Saturday, August 9, 2025

Why Britain Arrests 30 People Every Day For Speech


Why Britain Arrests 30 People Every Day For Speech


In this engaging Triggernometry interview, Lord Toby Young, founder of the Free Speech Union, discusses the UK’s Online Safety Act and its implications for free speech.

He traces the Act’s origins to a moral panic over children’s exposure to harmful online content like self-harm sites and pornography, initially introduced under Theresa May’s government and expanded under Boris Johnson

Young criticizes it as overly broad, leading to excessive content removal by platforms fearing massive fines or jail time for executives. He highlights how it has resulted in age-gating innocuous material, such as speeches on grooming gangs or historical blog posts, under the guise of child protection, while failing to include robust free speech safeguards.

Young argues this creates a chilling effect, with companies over-censoring to comply, and expresses concern that the Labour government, under figures like Peter Kyle, will strengthen it further rather than repeal it.

Young warns of broader threats to free expression, including over 30 daily arrests for speech offenses and a quarter-million non-crime hate incidents recorded in recent years, often for online posts challenging government narratives on immigration or gender issues.

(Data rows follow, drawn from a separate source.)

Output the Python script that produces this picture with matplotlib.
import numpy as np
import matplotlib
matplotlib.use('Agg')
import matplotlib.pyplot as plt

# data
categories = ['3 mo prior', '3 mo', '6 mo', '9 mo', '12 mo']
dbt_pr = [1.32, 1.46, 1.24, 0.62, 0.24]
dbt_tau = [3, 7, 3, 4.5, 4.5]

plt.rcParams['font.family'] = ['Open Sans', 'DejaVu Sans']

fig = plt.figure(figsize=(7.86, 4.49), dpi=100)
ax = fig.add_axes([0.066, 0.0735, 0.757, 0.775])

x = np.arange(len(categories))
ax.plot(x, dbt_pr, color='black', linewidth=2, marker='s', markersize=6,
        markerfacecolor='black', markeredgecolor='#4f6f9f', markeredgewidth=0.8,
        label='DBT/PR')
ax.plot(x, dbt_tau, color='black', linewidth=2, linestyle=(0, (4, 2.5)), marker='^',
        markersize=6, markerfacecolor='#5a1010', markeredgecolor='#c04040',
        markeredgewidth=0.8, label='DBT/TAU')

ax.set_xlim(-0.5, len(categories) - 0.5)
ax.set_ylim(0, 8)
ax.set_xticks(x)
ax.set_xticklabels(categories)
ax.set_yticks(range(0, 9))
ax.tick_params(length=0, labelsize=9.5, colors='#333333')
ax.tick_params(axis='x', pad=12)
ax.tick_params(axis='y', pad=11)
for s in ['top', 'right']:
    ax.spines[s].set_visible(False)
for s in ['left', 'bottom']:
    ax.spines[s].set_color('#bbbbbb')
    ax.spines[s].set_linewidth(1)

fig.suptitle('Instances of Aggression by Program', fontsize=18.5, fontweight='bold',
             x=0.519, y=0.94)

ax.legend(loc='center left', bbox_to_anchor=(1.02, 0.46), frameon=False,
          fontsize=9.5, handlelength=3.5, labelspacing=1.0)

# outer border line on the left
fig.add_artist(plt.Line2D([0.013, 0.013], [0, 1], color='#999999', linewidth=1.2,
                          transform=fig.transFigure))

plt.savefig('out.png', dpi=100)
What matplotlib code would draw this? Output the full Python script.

He discusses risks to anonymity and encrypted apps like WhatsApp, potential blasphemy law revivals via anti-Islamophobia measures, and new employment laws that could ban “banter” in workplaces to prevent perceived harassment.

Emphasizing the Free Speech Union’s role in defending cases—primarily gender-critical women—he notes a surge in membership since Labour’s election, underscoring growing public unease.

Overall, Young portrays the UK as sliding toward authoritarian censorship, prioritizing “safety” over liberty and stifling open debate.